Extract the opening line of the entries and every line after it, stopping at and including the line that contains "from matplotlib.lines import Line2D". Do not include pictures.

■ ■ ■ ■ ■ ■ ■

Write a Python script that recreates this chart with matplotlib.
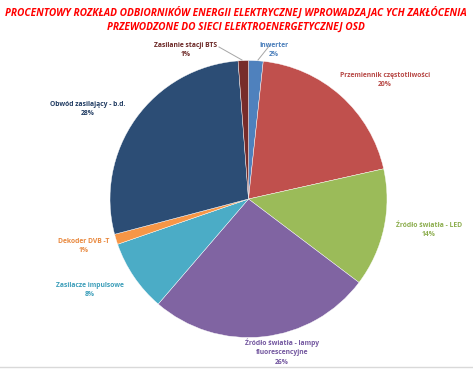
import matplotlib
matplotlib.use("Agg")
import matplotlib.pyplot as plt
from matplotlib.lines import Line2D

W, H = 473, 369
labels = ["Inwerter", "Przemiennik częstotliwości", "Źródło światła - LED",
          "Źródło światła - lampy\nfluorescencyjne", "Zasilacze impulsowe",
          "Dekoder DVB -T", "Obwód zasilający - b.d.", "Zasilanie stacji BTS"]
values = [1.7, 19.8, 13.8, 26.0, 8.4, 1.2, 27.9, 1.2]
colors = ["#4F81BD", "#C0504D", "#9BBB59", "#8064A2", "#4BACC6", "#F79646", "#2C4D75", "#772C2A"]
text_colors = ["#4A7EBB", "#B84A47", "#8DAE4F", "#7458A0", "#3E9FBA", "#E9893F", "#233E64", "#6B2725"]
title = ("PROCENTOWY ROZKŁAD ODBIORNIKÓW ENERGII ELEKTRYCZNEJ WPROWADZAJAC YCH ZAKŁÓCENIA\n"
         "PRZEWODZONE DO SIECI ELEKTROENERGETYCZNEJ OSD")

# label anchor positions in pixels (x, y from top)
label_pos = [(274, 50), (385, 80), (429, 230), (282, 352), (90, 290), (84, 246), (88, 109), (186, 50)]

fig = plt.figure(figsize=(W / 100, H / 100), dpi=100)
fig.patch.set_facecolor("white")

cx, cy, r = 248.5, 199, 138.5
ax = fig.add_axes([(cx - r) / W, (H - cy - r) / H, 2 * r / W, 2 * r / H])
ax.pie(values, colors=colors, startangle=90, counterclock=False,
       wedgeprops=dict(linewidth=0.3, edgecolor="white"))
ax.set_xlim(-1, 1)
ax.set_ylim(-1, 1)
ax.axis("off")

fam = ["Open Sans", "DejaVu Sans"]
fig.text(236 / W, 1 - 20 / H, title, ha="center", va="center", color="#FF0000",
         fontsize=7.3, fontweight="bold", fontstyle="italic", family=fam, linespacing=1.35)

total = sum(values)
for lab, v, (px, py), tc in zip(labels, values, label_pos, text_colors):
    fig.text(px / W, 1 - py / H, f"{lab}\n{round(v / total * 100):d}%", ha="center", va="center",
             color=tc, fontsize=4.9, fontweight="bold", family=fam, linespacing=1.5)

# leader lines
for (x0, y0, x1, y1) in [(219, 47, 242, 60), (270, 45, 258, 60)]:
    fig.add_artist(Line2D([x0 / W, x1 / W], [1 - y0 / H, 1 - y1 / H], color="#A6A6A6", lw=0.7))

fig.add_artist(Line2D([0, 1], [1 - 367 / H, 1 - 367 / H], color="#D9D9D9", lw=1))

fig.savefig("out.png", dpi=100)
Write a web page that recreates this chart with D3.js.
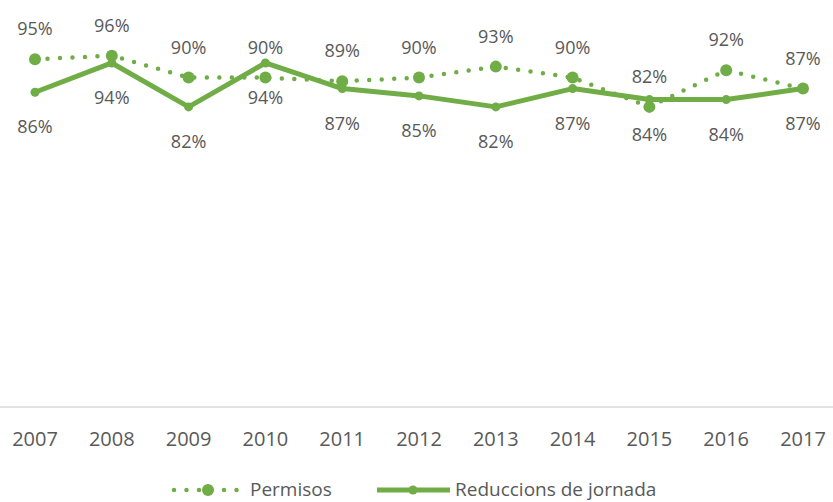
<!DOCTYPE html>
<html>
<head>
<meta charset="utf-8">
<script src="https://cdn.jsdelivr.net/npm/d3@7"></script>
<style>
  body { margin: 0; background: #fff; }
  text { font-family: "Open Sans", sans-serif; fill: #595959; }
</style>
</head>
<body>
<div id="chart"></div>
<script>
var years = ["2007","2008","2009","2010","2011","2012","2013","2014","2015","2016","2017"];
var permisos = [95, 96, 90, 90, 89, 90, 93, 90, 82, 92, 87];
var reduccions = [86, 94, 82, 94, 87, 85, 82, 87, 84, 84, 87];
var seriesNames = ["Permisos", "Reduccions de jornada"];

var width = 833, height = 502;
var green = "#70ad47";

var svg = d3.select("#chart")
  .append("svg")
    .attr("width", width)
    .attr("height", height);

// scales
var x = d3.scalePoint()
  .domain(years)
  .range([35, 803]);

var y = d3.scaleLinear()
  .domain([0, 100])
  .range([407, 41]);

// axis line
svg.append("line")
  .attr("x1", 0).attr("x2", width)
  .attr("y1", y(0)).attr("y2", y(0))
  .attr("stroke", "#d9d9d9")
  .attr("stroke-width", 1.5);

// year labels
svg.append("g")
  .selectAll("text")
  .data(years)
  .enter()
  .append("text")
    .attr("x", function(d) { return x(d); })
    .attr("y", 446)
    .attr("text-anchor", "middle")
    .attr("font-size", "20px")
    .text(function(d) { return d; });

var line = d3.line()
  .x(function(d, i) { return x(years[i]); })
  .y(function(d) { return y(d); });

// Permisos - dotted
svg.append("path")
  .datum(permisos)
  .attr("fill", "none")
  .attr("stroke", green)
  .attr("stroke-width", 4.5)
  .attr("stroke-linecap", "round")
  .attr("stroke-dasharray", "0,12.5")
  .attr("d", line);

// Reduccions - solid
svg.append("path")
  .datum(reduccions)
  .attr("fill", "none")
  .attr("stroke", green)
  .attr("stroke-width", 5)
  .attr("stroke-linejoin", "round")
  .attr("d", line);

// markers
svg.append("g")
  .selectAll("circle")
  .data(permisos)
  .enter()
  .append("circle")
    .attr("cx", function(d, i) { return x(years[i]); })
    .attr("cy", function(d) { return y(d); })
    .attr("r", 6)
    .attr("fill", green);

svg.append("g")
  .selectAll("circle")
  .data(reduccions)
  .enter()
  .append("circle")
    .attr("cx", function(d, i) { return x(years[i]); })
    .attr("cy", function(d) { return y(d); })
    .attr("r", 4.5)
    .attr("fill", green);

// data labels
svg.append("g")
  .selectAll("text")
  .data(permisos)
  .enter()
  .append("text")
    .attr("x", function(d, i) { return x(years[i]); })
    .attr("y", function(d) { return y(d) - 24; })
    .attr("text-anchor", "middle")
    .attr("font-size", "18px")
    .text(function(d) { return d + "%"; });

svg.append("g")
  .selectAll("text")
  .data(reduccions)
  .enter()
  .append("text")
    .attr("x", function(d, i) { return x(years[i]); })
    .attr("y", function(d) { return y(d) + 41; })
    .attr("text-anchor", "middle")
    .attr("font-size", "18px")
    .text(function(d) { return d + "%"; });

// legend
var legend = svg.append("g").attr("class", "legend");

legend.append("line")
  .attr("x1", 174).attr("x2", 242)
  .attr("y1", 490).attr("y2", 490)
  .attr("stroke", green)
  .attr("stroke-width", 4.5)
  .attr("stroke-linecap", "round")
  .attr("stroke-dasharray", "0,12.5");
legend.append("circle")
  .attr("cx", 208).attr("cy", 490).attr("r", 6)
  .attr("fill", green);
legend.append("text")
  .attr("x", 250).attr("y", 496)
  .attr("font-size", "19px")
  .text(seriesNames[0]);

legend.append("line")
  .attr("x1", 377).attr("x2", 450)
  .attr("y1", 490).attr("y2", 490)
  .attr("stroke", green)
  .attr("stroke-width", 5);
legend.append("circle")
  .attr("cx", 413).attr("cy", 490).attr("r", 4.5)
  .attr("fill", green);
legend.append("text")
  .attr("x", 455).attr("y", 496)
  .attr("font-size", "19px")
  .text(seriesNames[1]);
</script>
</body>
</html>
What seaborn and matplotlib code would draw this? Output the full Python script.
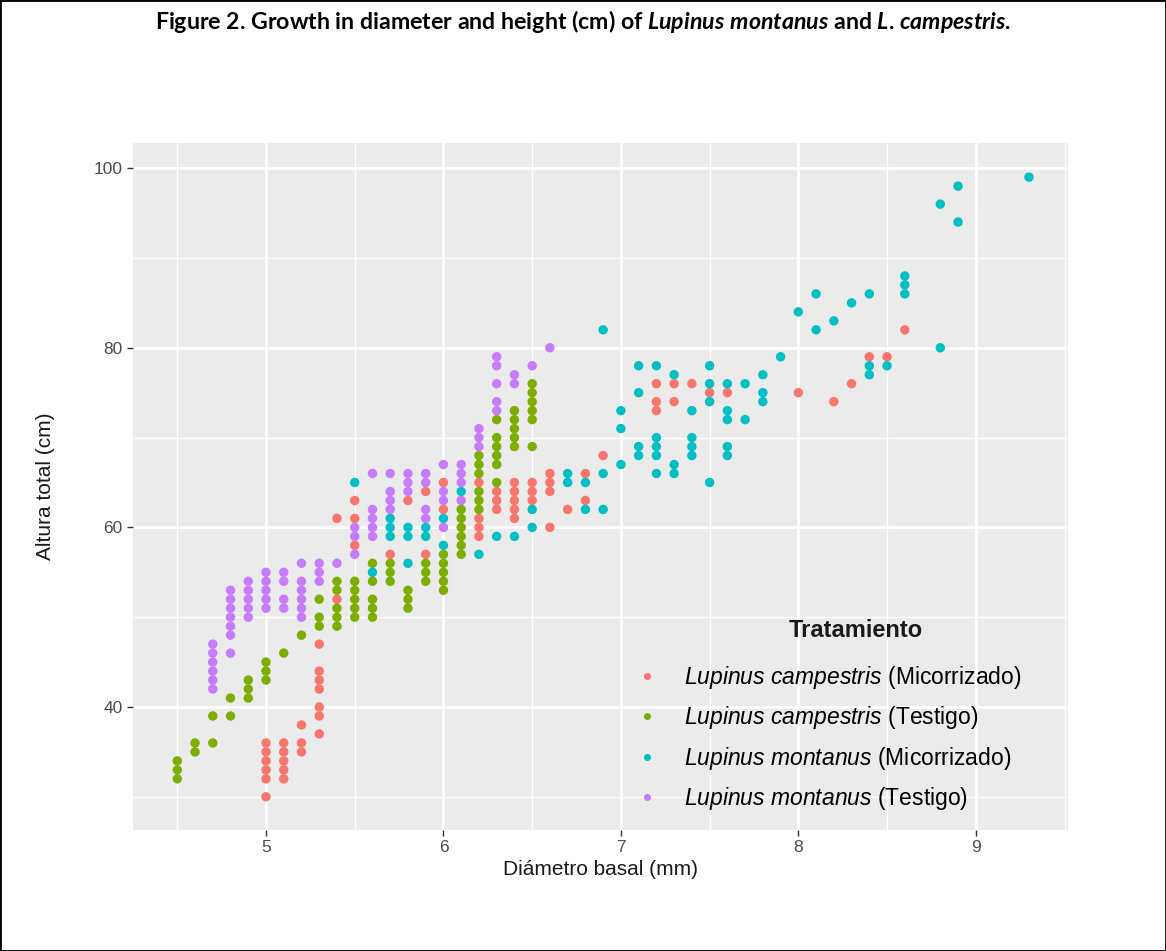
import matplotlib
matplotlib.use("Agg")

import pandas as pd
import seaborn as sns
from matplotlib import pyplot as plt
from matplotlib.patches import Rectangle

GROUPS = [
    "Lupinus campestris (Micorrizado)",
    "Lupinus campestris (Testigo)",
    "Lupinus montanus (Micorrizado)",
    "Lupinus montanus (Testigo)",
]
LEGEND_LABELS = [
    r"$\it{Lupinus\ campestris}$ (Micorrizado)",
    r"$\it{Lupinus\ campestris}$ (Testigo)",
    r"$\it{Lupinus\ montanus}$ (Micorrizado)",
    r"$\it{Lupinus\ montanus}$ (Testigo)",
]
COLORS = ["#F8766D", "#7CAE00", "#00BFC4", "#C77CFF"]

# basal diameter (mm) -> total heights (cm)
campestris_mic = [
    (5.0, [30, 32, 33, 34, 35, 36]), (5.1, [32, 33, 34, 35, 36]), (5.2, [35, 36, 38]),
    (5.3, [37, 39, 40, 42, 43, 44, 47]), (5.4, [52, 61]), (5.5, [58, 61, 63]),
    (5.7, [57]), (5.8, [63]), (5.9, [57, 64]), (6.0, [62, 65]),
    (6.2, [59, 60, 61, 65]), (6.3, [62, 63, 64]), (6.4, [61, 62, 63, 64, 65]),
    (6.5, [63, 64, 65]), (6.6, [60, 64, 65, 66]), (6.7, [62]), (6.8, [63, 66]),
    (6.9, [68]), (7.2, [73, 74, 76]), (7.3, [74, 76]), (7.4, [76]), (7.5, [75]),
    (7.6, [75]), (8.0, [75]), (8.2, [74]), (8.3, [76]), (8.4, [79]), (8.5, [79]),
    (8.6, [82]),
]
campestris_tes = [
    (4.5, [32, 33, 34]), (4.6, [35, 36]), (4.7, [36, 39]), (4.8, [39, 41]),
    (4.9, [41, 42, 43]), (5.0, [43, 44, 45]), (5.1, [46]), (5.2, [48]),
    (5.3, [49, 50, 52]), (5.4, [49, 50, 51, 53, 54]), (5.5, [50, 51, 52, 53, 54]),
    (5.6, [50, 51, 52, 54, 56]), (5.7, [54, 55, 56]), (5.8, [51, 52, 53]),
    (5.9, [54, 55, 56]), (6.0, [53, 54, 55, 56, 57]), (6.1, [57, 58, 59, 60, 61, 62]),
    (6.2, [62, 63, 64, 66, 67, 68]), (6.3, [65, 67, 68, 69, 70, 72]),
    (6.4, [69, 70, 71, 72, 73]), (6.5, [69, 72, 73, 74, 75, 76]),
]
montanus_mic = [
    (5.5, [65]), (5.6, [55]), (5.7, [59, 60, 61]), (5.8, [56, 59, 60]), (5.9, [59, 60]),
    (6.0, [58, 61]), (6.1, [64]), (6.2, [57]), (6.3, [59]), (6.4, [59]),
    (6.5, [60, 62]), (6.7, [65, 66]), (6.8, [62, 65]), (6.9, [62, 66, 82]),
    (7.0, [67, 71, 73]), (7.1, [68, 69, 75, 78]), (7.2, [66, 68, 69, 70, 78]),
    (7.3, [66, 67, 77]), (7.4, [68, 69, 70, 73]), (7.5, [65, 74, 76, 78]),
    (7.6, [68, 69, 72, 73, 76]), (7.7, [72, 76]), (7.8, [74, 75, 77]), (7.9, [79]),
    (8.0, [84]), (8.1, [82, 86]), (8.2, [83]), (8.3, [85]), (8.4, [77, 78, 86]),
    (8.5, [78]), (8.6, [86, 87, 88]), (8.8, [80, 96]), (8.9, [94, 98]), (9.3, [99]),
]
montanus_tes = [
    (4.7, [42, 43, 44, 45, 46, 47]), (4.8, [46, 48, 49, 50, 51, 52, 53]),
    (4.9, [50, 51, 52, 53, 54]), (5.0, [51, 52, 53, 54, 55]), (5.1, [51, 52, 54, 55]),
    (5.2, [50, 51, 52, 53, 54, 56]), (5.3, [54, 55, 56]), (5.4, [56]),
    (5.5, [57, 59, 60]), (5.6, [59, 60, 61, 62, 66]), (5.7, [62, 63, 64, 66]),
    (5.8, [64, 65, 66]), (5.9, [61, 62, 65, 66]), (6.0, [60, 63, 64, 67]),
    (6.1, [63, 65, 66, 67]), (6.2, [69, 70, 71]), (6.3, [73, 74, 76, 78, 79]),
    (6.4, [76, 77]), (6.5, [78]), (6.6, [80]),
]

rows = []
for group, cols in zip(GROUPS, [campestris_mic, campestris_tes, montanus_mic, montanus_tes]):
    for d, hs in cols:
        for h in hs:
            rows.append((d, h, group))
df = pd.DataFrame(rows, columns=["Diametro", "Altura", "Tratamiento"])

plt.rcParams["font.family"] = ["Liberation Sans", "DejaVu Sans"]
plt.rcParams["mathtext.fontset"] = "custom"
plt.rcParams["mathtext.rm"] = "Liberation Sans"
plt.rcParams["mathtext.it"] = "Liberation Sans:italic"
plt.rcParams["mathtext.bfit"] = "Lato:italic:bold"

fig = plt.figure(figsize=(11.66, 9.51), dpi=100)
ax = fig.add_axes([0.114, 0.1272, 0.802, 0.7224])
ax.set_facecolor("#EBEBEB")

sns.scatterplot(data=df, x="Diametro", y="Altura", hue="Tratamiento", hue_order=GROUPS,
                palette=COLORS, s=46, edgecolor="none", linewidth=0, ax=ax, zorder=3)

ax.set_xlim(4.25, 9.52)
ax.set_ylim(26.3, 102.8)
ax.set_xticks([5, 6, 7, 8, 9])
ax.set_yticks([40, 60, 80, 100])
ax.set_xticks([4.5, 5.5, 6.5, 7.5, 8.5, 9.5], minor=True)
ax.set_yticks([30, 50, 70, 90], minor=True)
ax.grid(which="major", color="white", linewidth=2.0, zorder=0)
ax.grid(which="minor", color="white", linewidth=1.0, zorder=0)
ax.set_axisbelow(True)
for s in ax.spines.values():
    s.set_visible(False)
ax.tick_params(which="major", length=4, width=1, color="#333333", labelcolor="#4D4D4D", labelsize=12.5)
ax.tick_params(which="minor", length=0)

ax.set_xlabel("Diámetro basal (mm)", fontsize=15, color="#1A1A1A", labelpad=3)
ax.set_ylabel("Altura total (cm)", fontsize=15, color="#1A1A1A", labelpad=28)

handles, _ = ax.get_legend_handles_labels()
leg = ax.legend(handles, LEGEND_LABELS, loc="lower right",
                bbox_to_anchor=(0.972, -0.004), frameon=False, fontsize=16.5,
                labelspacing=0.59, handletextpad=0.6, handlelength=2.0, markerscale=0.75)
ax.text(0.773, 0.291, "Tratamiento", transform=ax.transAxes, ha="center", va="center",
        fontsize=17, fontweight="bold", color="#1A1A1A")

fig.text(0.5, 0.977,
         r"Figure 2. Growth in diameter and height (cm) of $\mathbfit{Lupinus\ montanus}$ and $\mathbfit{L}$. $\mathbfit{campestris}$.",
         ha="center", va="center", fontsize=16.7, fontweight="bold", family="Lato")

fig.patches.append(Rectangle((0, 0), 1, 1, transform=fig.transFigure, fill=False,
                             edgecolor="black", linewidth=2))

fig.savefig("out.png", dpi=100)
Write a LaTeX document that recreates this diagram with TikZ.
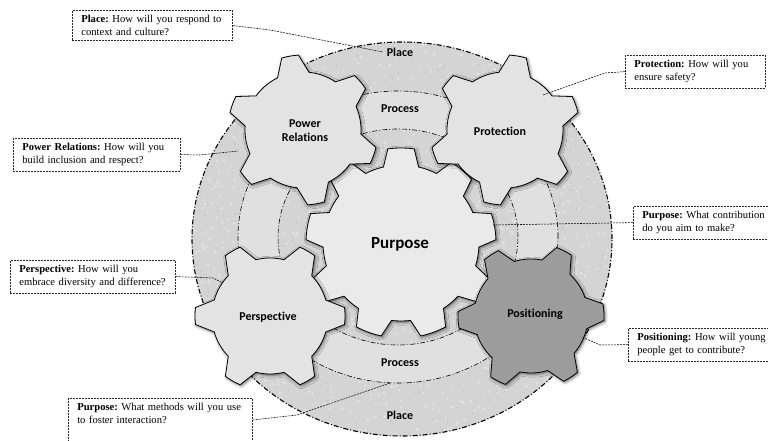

■ ■ ■ ■ ■ ■ ■

#### [OUTPUT FOR THIS TASK]
Write a Python script that recreates this chart with matplotlib.
import matplotlib
matplotlib.use("Agg")
import matplotlib.pyplot as plt
from matplotlib.lines import Line2D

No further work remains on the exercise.